Task description:
Check every line below for the word "seaborn" and show those that hold it.

* * *

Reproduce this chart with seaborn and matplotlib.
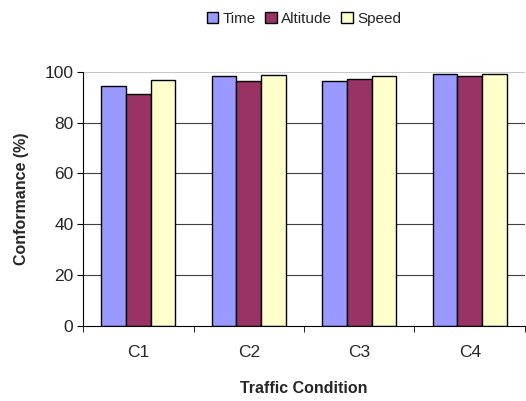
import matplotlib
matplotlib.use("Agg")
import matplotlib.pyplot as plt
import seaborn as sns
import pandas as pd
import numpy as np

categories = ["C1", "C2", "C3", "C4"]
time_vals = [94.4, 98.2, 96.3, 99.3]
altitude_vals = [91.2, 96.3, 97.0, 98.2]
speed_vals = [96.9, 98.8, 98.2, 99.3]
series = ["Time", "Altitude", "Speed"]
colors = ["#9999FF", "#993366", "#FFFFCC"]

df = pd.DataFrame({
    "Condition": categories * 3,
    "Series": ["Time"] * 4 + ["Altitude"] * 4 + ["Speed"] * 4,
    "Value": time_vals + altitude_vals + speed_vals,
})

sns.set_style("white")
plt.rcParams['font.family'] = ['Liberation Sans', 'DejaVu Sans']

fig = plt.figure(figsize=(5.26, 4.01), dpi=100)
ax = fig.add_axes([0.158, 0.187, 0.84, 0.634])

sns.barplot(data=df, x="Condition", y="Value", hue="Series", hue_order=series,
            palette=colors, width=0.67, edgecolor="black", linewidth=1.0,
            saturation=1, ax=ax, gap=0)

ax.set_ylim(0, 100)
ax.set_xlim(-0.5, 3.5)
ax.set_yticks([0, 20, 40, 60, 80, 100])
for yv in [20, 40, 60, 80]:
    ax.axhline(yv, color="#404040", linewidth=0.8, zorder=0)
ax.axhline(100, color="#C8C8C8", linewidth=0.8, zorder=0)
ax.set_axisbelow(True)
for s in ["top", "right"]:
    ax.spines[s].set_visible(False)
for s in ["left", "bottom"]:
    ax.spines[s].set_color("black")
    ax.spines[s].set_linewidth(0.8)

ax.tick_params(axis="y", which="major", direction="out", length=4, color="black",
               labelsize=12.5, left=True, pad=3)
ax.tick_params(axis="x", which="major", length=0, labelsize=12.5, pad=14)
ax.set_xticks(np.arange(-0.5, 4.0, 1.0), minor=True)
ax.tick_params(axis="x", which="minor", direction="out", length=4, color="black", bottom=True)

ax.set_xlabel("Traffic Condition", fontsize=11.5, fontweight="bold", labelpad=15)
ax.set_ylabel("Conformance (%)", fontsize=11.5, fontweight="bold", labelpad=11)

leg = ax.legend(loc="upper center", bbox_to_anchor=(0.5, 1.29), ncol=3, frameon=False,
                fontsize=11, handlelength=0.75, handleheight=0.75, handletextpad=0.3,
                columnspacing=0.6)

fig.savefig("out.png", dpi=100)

* * *

Exercise answer:
Reproduce this chart with seaborn and matplotlib.
import seaborn as sns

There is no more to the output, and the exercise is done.